US: Baker-Hughes Rig Count


Fri Sep 22 12:00:00 CDT 2017

Actual Previous
N. Amer. Rig Count 1155 1148
U.S. 935 936
Gulf of Mexico 19 17
Canada 220 212

Highlights
The Baker Hughes North American rig count is up 7 rigs in the September 22 week to 1,155. The U.S. rig count is down 1 rig on the week at 935 but is up 424 rigs from last year at this time.
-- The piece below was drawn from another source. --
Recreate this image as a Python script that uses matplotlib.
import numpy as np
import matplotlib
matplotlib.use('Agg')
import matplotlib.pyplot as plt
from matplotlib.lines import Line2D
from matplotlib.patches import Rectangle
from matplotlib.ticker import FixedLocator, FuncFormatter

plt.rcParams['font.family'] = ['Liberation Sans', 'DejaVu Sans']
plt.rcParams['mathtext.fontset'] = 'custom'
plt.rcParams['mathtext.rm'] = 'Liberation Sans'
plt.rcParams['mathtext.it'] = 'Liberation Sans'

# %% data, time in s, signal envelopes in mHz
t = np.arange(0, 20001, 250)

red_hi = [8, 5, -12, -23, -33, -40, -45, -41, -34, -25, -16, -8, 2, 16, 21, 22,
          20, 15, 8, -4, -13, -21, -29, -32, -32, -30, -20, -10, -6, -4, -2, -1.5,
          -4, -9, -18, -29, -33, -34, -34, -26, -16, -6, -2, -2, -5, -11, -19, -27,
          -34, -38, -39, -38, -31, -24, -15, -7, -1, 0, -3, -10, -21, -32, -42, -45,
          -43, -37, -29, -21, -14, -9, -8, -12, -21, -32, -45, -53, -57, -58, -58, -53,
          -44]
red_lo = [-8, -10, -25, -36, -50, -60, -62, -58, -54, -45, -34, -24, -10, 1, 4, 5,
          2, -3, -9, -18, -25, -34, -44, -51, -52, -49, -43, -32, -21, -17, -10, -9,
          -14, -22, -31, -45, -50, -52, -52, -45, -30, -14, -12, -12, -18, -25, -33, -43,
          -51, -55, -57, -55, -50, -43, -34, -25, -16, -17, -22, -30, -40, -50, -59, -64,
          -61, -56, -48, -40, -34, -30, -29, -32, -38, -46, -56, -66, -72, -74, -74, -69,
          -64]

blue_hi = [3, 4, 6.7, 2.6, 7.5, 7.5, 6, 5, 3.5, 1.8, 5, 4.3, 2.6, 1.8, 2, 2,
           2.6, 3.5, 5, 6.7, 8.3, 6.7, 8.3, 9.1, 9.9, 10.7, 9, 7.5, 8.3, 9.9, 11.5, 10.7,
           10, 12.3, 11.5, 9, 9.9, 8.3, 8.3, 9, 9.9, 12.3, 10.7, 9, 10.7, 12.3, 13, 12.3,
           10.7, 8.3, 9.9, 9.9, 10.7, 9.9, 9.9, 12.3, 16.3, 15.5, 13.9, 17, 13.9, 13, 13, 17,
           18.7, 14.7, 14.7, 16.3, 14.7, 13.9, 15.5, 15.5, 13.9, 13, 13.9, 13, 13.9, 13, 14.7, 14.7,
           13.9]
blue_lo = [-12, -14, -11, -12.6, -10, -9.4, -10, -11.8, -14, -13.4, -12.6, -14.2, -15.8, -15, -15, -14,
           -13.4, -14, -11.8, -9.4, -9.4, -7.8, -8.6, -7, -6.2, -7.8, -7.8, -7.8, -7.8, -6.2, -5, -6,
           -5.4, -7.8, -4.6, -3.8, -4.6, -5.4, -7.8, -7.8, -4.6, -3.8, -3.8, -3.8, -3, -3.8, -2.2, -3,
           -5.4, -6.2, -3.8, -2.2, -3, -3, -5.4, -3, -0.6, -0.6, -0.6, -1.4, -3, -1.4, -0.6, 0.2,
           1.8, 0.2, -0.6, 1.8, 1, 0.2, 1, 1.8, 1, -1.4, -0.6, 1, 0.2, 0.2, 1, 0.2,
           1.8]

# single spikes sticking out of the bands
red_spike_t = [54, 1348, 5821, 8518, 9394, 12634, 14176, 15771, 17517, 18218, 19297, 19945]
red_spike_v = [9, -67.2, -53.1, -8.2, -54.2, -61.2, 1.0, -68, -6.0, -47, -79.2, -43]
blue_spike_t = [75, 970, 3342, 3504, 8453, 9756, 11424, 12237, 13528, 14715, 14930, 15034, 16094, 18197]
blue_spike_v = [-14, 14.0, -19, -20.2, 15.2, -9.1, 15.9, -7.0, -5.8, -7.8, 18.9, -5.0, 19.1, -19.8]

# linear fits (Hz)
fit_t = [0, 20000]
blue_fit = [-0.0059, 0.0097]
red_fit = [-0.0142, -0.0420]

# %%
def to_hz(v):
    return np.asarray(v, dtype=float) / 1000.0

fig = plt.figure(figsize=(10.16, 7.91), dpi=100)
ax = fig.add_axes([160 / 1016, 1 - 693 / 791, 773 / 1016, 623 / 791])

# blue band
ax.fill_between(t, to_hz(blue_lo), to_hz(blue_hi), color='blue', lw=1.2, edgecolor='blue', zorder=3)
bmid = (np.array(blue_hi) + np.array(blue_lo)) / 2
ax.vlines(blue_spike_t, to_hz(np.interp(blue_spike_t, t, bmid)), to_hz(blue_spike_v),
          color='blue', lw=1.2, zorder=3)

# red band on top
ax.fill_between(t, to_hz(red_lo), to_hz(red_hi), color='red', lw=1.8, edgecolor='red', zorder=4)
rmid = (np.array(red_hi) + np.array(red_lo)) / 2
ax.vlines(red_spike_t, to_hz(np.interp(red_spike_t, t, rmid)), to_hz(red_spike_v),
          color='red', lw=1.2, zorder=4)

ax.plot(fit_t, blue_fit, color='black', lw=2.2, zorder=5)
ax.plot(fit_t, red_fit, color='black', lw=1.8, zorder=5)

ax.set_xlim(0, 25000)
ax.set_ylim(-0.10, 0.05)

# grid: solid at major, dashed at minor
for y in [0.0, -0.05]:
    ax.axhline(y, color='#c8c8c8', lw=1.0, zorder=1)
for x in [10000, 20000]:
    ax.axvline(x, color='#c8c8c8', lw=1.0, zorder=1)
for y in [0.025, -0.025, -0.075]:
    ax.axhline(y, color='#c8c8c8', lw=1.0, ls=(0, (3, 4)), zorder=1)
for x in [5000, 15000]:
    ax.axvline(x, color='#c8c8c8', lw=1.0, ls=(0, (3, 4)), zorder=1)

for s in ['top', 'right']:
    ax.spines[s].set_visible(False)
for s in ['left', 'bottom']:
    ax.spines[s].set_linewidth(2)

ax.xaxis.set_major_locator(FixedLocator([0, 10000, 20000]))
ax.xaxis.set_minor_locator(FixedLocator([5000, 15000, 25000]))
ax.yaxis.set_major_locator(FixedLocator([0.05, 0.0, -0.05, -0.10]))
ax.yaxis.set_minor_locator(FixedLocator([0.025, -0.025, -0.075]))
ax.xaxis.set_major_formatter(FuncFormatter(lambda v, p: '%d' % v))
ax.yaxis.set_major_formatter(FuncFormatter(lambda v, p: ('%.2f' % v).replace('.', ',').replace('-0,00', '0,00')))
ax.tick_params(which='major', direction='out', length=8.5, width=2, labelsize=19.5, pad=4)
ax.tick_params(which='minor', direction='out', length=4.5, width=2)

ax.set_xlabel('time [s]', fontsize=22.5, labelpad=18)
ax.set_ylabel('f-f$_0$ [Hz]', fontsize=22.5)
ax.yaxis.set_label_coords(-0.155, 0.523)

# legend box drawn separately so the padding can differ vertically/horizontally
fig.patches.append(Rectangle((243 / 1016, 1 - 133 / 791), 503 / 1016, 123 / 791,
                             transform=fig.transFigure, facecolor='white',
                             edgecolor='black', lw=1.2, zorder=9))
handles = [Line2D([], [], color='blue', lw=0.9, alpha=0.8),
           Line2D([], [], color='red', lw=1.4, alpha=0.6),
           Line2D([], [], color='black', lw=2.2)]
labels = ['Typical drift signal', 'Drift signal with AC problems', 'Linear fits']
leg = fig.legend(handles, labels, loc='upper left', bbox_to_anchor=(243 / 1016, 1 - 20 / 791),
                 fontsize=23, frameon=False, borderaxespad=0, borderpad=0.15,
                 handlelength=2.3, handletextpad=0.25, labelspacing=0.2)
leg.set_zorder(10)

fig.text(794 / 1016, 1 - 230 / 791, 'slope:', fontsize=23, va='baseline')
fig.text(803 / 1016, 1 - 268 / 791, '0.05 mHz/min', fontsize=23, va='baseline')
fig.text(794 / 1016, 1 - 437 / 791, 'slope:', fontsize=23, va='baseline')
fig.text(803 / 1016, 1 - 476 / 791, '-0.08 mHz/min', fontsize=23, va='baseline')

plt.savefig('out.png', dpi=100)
The Canadian count is up 8 rigs at 220 and is up 82 rigs from last year.

For the U.S. count, rigs classified as drilling for oil are down 5 at 744 while gas rigs are up 4 at 190. For the Canadian count, oil rigs are up 10 at 122 but gas rigs are down 2 at 98.

Unlike in previous weeks, the decline in the U.S. count was not a result of Hurricane Harvey, with Texas rigs up 1 to 453 and Louisiana rigs up 3 to 65. The 3 states registering declines during the week were Colorado, down 2 rigs at 33, North Dakota, down 3 at 49, and Oklahoma, down 3 at 127. The rise in the Texas and Louisiana counts suggests that rigs taken out of commission by Harvey are being brought back into operation and that further increases in these states will be seen in weeks to come.

Definition
The Baker Hughes North American rig count tracks weekly changes in the number of active operating oil & gas rigs. Used for drilling wellbores for wells that may eventually produce oil or gas, active rigs are essential for the exploration and development of oil and gas fields. Rigs that are not active are not counted. Components in the data are the United States and Canada with a separate count for the Gulf of Mexico (which is a subset of the U.S. total). The count includes only rigs that are significant users of oilfield services and supplies.

Description
Changes in rig counts point to changes in the supply of oil & gas. The higher the rig count, the greater the upward pressure is on oil & gas supply and in turn the greater the downward pressure is on oil & gas prices. The reverse applies when rig counts turn lower, as they did during the oil price collapse of 2014-15 when lower counts contributed to a subsequent decline in domestic oil inventories. Data on the Gulf of Mexico offer indications on production disruptions during the hurricane season (June 1st to November 30th).